### [SHORT EXERCISE]
Quote the whole listing word for word. Do not include the pictures.

### [INFORMATION SHOWN]
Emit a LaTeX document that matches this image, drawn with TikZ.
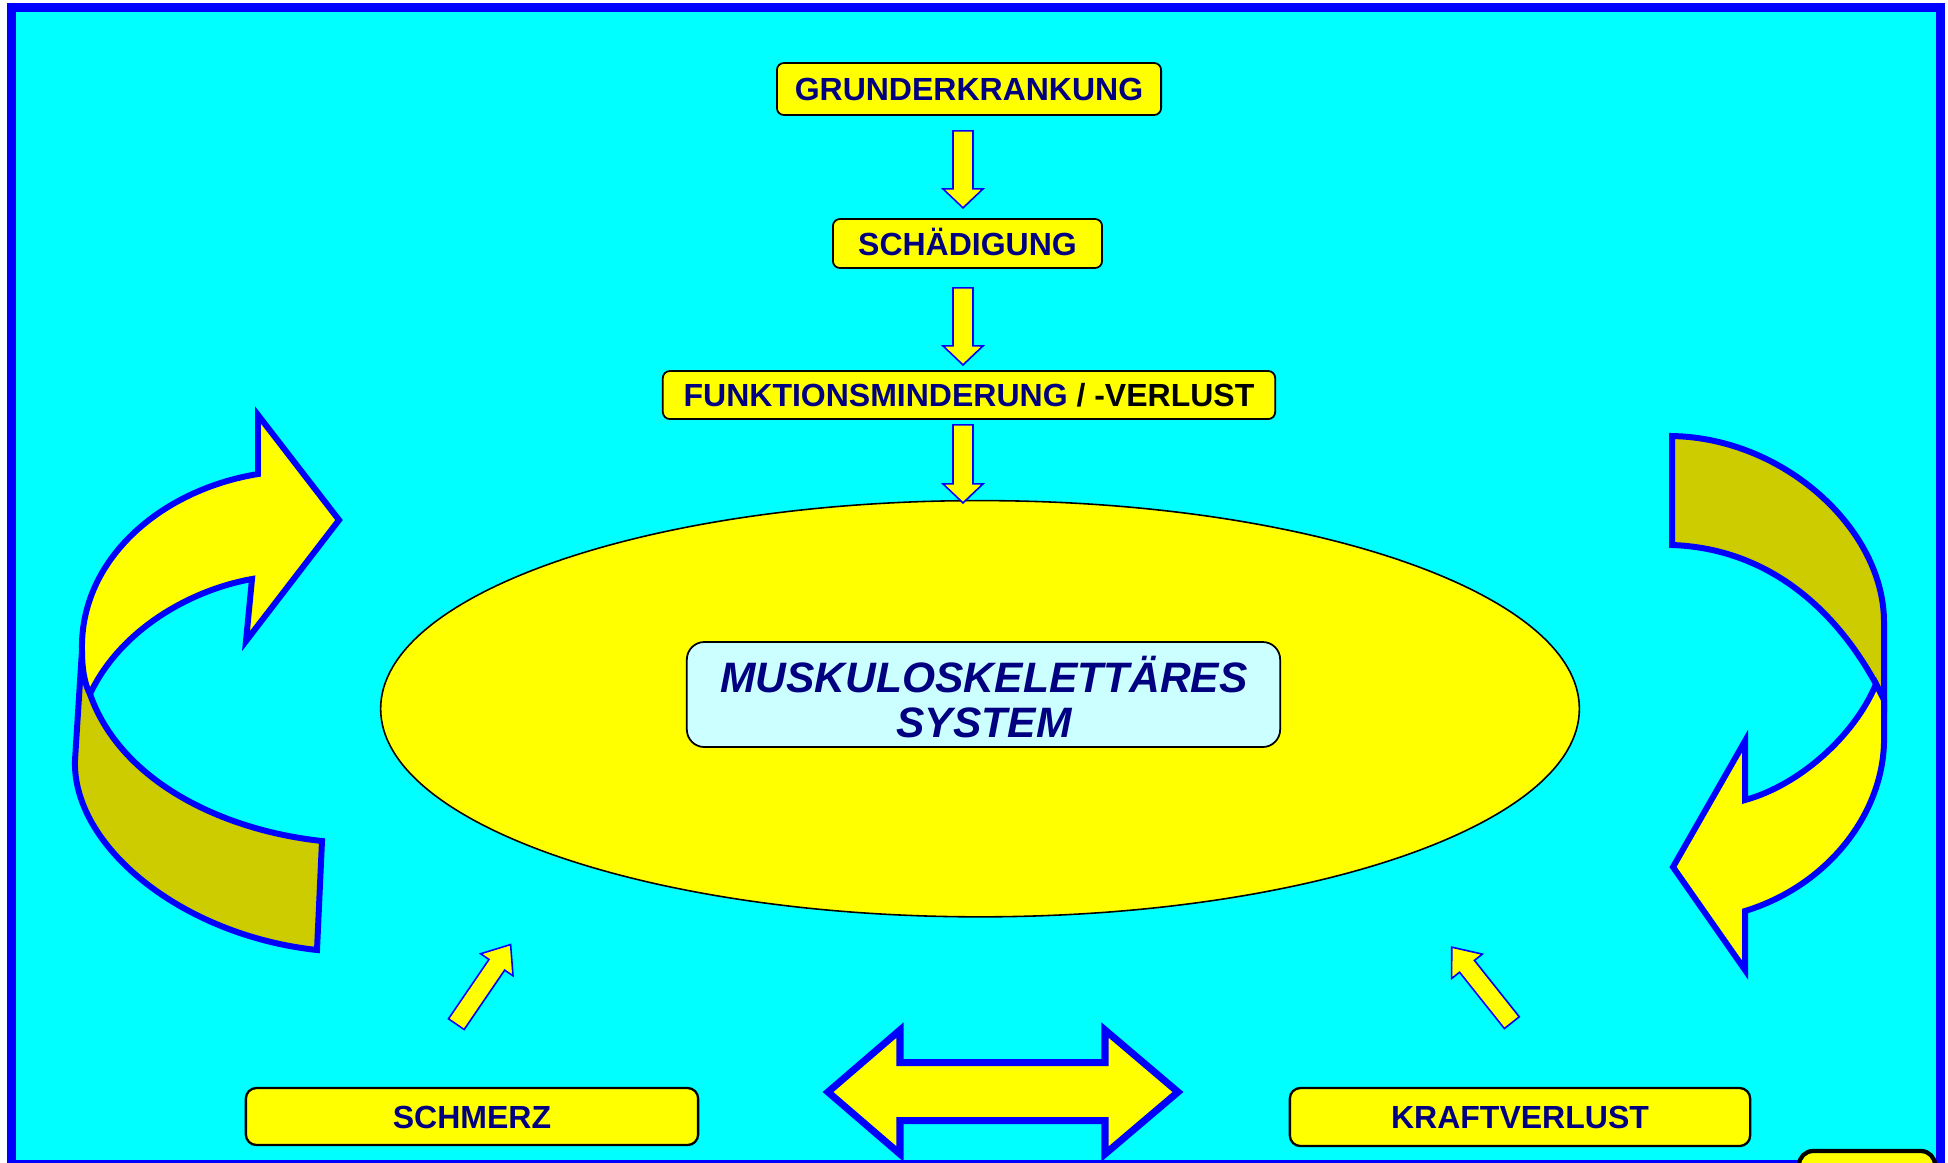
\documentclass[tikz,border=0pt]{standalone}
\usepackage{fontspec}
\setmainfont{Liberation Sans}
\usetikzlibrary{positioning,shapes.geometric}
\definecolor{sheetcyan}{RGB}{0,255,255}
\definecolor{signyellow}{RGB}{255,255,0}
\definecolor{ribbonback}{RGB}{204,204,0}
\definecolor{rimblue}{RGB}{0,0,255}
\definecolor{navyink}{RGB}{0,0,128}
\definecolor{palecyan}{RGB}{204,255,255}
\tikzset{
  frame/.style={draw=rimblue,fill=sheetcyan,line width=0.09cm},
  sign/.style={draw=black,fill=signyellow,rounded corners=2pt,line width=0.5pt,inner sep=0pt,
    font=\bfseries\fontsize{9.1}{11}\selectfont,text=navyink,text height=0.23cm,text depth=0pt},
  footsign/.style={sign,line width=0.65pt,rounded corners=3pt},
  core/.style={ellipse,draw=black,fill=signyellow,line width=0.45pt,inner sep=0pt},
  corebox/.style={draw=black,fill=palecyan,rounded corners=5pt,line width=0.5pt,align=center,inner sep=0pt,
    font=\bfseries\itshape\fontsize{12.1}{13}\selectfont,text=navyink},
  thinarrow/.style={draw=rimblue,fill=signyellow,line width=0.45pt,line join=miter},
  ribbon/.style={draw=rimblue,line width=1.7pt,line join=miter},
  % block arrow along +x: length / shaft half / head half / head length
  pics/blockarrow/.style n args={4}{code={
    \draw[thinarrow] (0,-#2) -- (#1-#4,-#2) -- (#1-#4,-#3) -- (#1,0) -- (#1-#4,#3) -- (#1-#4,#2) -- (0,#2) -- cycle;
  }},
}
\begin{document}
\begin{tikzpicture}[x=0.01cm,y=-0.01cm]
  \useasboundingbox (0,0) rectangle (1948,1162);
  \clip (0,0) rectangle (1948,1162);
  \fill[white] (0,0) rectangle (1948,1162);
  \draw[frame] (11.3,7.2) rectangle (1940.5,1164);

  % chain at the top
  \node[sign,minimum width=3.84cm,minimum height=0.52cm] (grund) at (969,89) {GRUNDERKRANKUNG};
  \node[sign,minimum width=2.69cm,minimum height=0.49cm] (schad) at (967.5,243.5) {SCHÄDIGUNG};
  \node[sign,minimum width=6.12cm,minimum height=0.48cm] (funkt) at (969,395)
    {FUNKTIONSMINDERUNG \textcolor{black}{/ -VERLUST}};

  % central ellipse
  \node[core,minimum width=11.98cm,minimum height=4.16cm] (musk) at (980,708.7) {};
  \node[corebox,minimum width=5.93cm,minimum height=1.05cm] (system) at (983.5,694.5) {};
  \node[font=\bfseries\itshape\fontsize{12.1}{13}\selectfont,text=navyink,align=center,inner sep=0pt]
    (systext) at (984,697) {MUSKULOSKELETTÄRES\\SYSTEM};

  \pic[rotate=-90] at ([shift={(-6,15)}]grund.south) {blockarrow={77}{10}{20}{19}};
  \pic[rotate=-90] at ([shift={(-4.5,19)}]schad.south) {blockarrow={77}{10}{20}{19}};
  \pic[rotate=-90] at ([shift={(-6,5)}]funkt.south) {blockarrow={78}{10}{20}{19}};

  % bottom row
  \node[footsign,minimum width=4.52cm,minimum height=0.57cm] (schmerz) at (472,1116.5) {SCHMERZ};
  \node[footsign,minimum width=4.60cm,minimum height=0.58cm] (kraft) at (1520,1117) {KRAFTVERLUST};
  \draw[draw=black,fill=signyellow,line width=1.2pt,rounded corners=4pt] (1799,1151) rectangle (1935,1210);

  \pic[rotate=55.7] at ([shift={(-15.7,-62.7)}]schmerz.north) {blockarrow={96.4}{9.5}{19.6}{24.5}};
  \pic[rotate=128.5] at ([shift={(-8.2,-64.2)}]kraft.north) {blockarrow={96.5}{9.5}{19.6}{24.5}};

  \draw[ribbon,line width=2pt,fill=signyellow] (828,1092) -- (900,1030) -- (900,1062.5) -- (1105,1062.5)
    -- (1105,1030) -- (1178,1092) -- (1105,1154) -- (1105,1120.5) -- (900,1120.5) -- (900,1154) -- cycle;

  % left ribbon arrow
  \draw[ribbon,fill=ribbonback] (82,650) -- (75,760) .. controls (72,845) and (180,935) .. (317,950)
    -- (322,841) .. controls (220,830) and (120,780) .. (90,694) -- cycle;
  \draw[ribbon,fill=signyellow] (258,474) .. controls (160,490) and (80,560) .. (82,650)
    .. controls (82,670) and (85,685) .. (90,694) .. controls (120,630) and (190,590) .. (252,579)
    -- (246,641) -- (339,520) -- (258,415) -- cycle;

  % right ribbon arrow
  \draw[ribbon,fill=ribbonback] (1672,436) .. controls (1785,438) and (1884,530) .. (1884,622)
    -- (1884,700) -- (1876,684) .. controls (1830,600) and (1760,548) .. (1672,545) -- cycle;
  \draw[ribbon,fill=signyellow] (1876,684) -- (1884,700) -- (1884,735) .. controls (1886,810) and (1830,885) .. (1745,911)
    -- (1745,970) -- (1673,867) -- (1745,741) -- (1745,800) .. controls (1800,785) and (1855,735) .. (1876,684) -- cycle;
\end{tikzpicture}
\end{document}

### [ANSWER FOR THE TASK]
Emit a LaTeX document that matches this image, drawn with TikZ.
\documentclass[tikz,border=0pt]{standalone}
\usepackage{fontspec}
\setmainfont{Liberation Sans}
\usetikzlibrary{positioning,shapes.geometric}
\definecolor{sheetcyan}{RGB}{0,255,255}
\definecolor{signyellow}{RGB}{255,255,0}
\definecolor{ribbonback}{RGB}{204,204,0}
\definecolor{rimblue}{RGB}{0,0,255}
\definecolor{navyink}{RGB}{0,0,128}
\definecolor{palecyan}{RGB}{204,255,255}
\tikzset{
  frame/.style={draw=rimblue,fill=sheetcyan,line width=0.09cm},
  sign/.style={draw=black,fill=signyellow,rounded corners=2pt,line width=0.5pt,inner sep=0pt,
    font=\bfseries\fontsize{9.1}{11}\selectfont,text=navyink,text height=0.23cm,text depth=0pt},
  footsign/.style={sign,line width=0.65pt,rounded corners=3pt},
  core/.style={ellipse,draw=black,fill=signyellow,line width=0.45pt,inner sep=0pt},
  corebox/.style={draw=black,fill=palecyan,rounded corners=5pt,line width=0.5pt,align=center,inner sep=0pt,
    font=\bfseries\itshape\fontsize{12.1}{13}\selectfont,text=navyink},
  thinarrow/.style={draw=rimblue,fill=signyellow,line width=0.45pt,line join=miter},
  ribbon/.style={draw=rimblue,line width=1.7pt,line join=miter},
  % block arrow along +x: length / shaft half / head half / head length
  pics/blockarrow/.style n args={4}{code={
    \draw[thinarrow] (0,-#2) -- (#1-#4,-#2) -- (#1-#4,-#3) -- (#1,0) -- (#1-#4,#3) -- (#1-#4,#2) -- (0,#2) -- cycle;
  }},
}
\begin{document}
\begin{tikzpicture}[x=0.01cm,y=-0.01cm]
  \useasboundingbox (0,0) rectangle (1948,1162);
  \clip (0,0) rectangle (1948,1162);
  \fill[white] (0,0) rectangle (1948,1162);
  \draw[frame] (11.3,7.2) rectangle (1940.5,1164);

  % chain at the top
  \node[sign,minimum width=3.84cm,minimum height=0.52cm] (grund) at (969,89) {GRUNDERKRANKUNG};
  \node[sign,minimum width=2.69cm,minimum height=0.49cm] (schad) at (967.5,243.5) {SCHÄDIGUNG};
  \node[sign,minimum width=6.12cm,minimum height=0.48cm] (funkt) at (969,395)
    {FUNKTIONSMINDERUNG \textcolor{black}{/ -VERLUST}};

  % central ellipse
  \node[core,minimum width=11.98cm,minimum height=4.16cm] (musk) at (980,708.7) {};
  \node[corebox,minimum width=5.93cm,minimum height=1.05cm] (system) at (983.5,694.5) {};
  \node[font=\bfseries\itshape\fontsize{12.1}{13}\selectfont,text=navyink,align=center,inner sep=0pt]
    (systext) at (984,697) {MUSKULOSKELETTÄRES\\SYSTEM};

  \pic[rotate=-90] at ([shift={(-6,15)}]grund.south) {blockarrow={77}{10}{20}{19}};
  \pic[rotate=-90] at ([shift={(-4.5,19)}]schad.south) {blockarrow={77}{10}{20}{19}};
  \pic[rotate=-90] at ([shift={(-6,5)}]funkt.south) {blockarrow={78}{10}{20}{19}};

  % bottom row
  \node[footsign,minimum width=4.52cm,minimum height=0.57cm] (schmerz) at (472,1116.5) {SCHMERZ};
  \node[footsign,minimum width=4.60cm,minimum height=0.58cm] (kraft) at (1520,1117) {KRAFTVERLUST};
  \draw[draw=black,fill=signyellow,line width=1.2pt,rounded corners=4pt] (1799,1151) rectangle (1935,1210);

  \pic[rotate=55.7] at ([shift={(-15.7,-62.7)}]schmerz.north) {blockarrow={96.4}{9.5}{19.6}{24.5}};
  \pic[rotate=128.5] at ([shift={(-8.2,-64.2)}]kraft.north) {blockarrow={96.5}{9.5}{19.6}{24.5}};

  \draw[ribbon,line width=2pt,fill=signyellow] (828,1092) -- (900,1030) -- (900,1062.5) -- (1105,1062.5)
    -- (1105,1030) -- (1178,1092) -- (1105,1154) -- (1105,1120.5) -- (900,1120.5) -- (900,1154) -- cycle;

  % left ribbon arrow
  \draw[ribbon,fill=ribbonback] (82,650) -- (75,760) .. controls (72,845) and (180,935) .. (317,950)
    -- (322,841) .. controls (220,830) and (120,780) .. (90,694) -- cycle;
  \draw[ribbon,fill=signyellow] (258,474) .. controls (160,490) and (80,560) .. (82,650)
    .. controls (82,670) and (85,685) .. (90,694) .. controls (120,630) and (190,590) .. (252,579)
    -- (246,641) -- (339,520) -- (258,415) -- cycle;

  % right ribbon arrow
  \draw[ribbon,fill=ribbonback] (1672,436) .. controls (1785,438) and (1884,530) .. (1884,622)
    -- (1884,700) -- (1876,684) .. controls (1830,600) and (1760,548) .. (1672,545) -- cycle;
  \draw[ribbon,fill=signyellow] (1876,684) -- (1884,700) -- (1884,735) .. controls (1886,810) and (1830,885) .. (1745,911)
    -- (1745,970) -- (1673,867) -- (1745,741) -- (1745,800) .. controls (1800,785) and (1855,735) .. (1876,684) -- cycle;
\end{tikzpicture}
\end{document}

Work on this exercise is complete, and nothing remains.